O Banco Central de Cuba anunciou, agora em agosto, que o número de trabalhadores que exercem atividades em pequenas empresas privadas chegou a 390 mil . A expectativa declarada é de se chegar a 600 mil licenças até o final de 2013. Mas não é só. O ministro da economia de Cuba afirmou que o emprego no setor estatal caiu 7% no primeiro semestre de 2012 e anunciou um aumento de 35% dos trabalhadores privados ou "por conta própria" (abc.es) . Ainda segundo o ministro, a perspectiva, a médio prazo, é que o setor privado corresponda a 40% do PIB.

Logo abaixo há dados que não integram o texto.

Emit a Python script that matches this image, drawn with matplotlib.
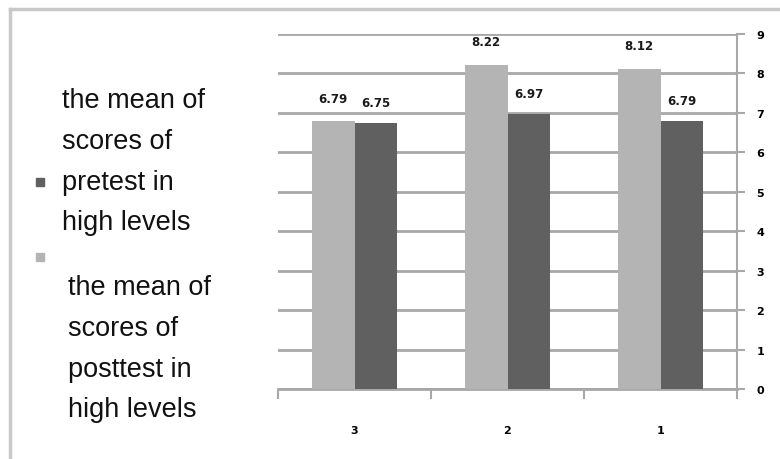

A ditadura capitalista e a luta pelo socialismo
No dia 22 de janeiro de 2010, fui assistir a um filme em Havana. O letreiro semi-apagado anunciava “Casa Vieja”. No antigo e charmoso cinema “Karl Marx”, centenas de cubanos assistiam atentos à película nacional. O filme tratava de temas polêmicos: homossexualidade, machismo e relações familiares. Num certo momento, um dos protagonistas dirigiu-se a outro personagem e perguntou: “nesse país se pode pensar?”. Todo cinema caiu em risadas, completando a ironia da cena.

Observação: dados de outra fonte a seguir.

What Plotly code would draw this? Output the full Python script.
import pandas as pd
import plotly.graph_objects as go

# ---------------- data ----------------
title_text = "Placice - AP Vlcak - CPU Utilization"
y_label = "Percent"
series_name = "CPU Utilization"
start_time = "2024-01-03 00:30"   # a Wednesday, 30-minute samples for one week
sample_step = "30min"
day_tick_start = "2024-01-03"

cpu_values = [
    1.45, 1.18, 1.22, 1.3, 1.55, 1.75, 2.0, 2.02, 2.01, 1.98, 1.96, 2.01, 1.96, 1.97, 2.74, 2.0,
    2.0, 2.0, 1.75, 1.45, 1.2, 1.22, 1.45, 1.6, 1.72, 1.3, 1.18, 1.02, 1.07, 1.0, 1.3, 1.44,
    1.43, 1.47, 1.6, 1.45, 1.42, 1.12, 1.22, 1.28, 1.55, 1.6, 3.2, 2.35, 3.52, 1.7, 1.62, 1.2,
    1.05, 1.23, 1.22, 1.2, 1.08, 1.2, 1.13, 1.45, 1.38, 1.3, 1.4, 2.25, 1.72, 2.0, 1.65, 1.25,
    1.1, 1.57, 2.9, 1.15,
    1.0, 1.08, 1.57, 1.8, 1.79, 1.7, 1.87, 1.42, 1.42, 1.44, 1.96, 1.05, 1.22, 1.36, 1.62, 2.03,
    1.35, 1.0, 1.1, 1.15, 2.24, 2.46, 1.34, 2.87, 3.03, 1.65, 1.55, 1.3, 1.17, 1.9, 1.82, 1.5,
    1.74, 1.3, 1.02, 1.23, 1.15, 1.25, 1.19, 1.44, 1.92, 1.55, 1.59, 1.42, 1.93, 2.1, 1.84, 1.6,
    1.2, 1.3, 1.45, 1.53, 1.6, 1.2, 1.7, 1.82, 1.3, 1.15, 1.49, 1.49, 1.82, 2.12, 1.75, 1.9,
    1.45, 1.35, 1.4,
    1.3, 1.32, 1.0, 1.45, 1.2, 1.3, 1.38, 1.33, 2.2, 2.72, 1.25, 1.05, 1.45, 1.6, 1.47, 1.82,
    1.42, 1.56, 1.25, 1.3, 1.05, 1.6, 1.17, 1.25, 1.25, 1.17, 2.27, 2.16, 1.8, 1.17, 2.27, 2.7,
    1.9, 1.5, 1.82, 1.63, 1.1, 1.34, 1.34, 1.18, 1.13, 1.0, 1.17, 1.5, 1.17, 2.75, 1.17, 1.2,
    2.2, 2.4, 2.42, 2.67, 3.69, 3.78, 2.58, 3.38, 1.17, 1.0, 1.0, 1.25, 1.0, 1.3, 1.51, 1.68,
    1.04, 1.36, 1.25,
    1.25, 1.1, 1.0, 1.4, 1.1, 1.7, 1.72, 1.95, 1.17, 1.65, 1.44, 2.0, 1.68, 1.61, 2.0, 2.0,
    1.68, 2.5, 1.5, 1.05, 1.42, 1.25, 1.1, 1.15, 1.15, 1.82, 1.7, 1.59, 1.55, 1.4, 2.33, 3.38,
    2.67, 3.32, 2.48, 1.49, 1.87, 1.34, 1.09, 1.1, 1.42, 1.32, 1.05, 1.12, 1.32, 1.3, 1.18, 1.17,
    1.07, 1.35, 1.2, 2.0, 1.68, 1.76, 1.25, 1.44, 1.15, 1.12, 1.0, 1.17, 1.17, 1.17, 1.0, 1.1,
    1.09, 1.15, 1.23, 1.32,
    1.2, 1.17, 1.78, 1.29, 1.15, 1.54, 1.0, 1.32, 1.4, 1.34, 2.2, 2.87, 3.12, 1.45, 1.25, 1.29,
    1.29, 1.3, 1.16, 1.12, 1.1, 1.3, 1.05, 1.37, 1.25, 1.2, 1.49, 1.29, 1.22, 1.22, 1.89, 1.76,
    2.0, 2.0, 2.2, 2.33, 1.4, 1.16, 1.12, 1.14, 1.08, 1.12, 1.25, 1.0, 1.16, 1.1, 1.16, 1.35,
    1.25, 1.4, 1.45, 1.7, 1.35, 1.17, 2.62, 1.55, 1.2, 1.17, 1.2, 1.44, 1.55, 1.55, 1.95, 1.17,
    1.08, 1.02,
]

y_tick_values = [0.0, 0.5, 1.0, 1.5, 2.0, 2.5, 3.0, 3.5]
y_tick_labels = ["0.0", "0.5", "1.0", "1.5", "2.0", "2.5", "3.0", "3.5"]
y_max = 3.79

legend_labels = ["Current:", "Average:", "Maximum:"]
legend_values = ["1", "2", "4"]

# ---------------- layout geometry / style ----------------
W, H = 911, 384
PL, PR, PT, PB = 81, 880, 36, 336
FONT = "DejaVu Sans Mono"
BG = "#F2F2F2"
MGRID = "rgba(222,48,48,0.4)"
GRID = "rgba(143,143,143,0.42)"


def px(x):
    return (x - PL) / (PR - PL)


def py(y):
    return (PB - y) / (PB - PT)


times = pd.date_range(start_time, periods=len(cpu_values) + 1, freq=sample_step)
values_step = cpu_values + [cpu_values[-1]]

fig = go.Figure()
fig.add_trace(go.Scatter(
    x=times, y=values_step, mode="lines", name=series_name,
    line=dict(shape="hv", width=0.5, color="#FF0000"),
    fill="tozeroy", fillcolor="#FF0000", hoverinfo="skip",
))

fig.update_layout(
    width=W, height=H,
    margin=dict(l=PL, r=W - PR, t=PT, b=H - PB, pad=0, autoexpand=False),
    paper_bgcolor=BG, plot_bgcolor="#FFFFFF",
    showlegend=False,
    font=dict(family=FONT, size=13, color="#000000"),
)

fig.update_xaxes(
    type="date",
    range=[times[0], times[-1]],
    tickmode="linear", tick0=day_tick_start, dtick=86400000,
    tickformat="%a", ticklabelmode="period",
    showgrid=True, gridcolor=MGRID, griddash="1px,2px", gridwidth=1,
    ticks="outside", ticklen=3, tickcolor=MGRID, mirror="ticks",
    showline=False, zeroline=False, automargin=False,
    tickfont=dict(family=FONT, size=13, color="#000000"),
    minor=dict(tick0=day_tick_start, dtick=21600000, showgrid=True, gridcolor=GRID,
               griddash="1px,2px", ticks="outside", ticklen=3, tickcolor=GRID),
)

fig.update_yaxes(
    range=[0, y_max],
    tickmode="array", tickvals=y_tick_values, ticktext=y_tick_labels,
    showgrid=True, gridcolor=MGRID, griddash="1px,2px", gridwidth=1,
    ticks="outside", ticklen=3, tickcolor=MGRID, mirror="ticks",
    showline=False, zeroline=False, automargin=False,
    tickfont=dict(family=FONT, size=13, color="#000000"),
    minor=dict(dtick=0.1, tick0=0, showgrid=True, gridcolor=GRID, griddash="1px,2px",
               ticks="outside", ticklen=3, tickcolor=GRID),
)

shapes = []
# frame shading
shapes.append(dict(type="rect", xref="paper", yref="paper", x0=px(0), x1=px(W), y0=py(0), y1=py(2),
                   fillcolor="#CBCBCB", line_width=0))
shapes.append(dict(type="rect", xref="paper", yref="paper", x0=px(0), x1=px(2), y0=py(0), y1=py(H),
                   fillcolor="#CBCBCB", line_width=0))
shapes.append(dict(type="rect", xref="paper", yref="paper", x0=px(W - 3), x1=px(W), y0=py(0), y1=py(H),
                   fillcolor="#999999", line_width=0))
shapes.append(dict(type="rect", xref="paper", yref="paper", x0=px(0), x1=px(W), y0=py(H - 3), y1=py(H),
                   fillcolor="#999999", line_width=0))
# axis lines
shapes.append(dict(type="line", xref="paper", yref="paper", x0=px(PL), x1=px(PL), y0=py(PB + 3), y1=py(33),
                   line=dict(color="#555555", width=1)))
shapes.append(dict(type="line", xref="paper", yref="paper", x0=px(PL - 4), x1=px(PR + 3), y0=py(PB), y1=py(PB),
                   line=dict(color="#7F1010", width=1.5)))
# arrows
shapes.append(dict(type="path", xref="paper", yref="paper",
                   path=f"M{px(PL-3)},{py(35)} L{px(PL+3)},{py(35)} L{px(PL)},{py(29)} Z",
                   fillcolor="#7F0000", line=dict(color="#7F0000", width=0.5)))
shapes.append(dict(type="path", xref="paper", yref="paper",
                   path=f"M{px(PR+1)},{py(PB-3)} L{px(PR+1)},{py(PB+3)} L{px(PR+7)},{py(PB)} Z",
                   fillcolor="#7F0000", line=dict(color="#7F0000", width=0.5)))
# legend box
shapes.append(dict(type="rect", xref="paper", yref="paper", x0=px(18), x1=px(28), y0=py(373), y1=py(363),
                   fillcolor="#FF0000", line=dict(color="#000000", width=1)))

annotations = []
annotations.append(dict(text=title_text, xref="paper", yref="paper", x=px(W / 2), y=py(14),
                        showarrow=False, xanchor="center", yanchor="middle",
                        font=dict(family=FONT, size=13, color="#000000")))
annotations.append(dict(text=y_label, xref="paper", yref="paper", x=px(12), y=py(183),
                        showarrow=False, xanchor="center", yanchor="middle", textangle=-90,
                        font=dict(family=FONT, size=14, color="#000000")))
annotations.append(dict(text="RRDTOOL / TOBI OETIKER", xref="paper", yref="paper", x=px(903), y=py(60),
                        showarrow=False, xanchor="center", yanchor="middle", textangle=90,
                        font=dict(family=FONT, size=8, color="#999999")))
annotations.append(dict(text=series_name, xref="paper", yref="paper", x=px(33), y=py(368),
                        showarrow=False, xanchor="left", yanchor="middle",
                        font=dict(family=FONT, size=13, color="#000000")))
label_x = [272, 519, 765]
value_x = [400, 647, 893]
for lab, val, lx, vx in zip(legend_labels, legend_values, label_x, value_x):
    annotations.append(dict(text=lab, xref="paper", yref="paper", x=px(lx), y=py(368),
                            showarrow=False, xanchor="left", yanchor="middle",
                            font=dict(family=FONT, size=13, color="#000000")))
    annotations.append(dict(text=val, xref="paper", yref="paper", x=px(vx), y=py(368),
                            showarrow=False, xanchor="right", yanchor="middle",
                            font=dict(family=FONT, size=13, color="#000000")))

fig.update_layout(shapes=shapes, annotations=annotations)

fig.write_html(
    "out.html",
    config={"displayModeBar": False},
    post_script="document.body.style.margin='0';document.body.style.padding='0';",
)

A ditadura em Cuba amordaça e reprime violentamente. Não é permitida oposição pública, livre expressão, sindicatos independentes, partidos políticos, liberdade de organização, enfim, não é tolerada a mínima divergência organizada em relação ao regime. João, que trabalhava em um teatro em Havana Vieja, quase sussurrando me explicou a situação: “não posso manifestar minhas opiniões, não posso viajar, para falar com vocês tenho que falar em voz baixa para ninguém ouvir... queria comprar um sapato, mas não posso, meu salário não permite... Veja: dizem que a educação é boa e é verdade, mas do que adianta isso se eu não posso ter minhas opiniões livres?”
Com a restauração capitalista, o regime ditatorial se tornou ainda mais nefasto. A ditadura “castrista” que se erguia sobre a base social de um Estado operário, hoje se apoia sobre o capitalismo. A diferença em relação a qualquer país latino-americano que derrubou regimes ditatoriais na década de 80 é que em Cuba, frente ao ajuste neoliberal do governo, não se pode fazer greves, realizar manifestações ou mesmo organizar um sindicato livre.
A tarefa imediata e mais sentida pelo povo cubano é a derrubada da ditadura. Junto a essa luta, é preciso estar contra os “ajustes neoliberais” anunciados recentemente pelo governo, bem como, defender as conquistas sociais que sobrevivem. A luta pelo socialismo em Cuba passa precisamente por retomar a propriedade estatal sobre os principais meios de produção, reconquistar a planificação econômica e o monopólio sobre o comércio exterior. É necessária uma segunda revolução política e social em Cuba!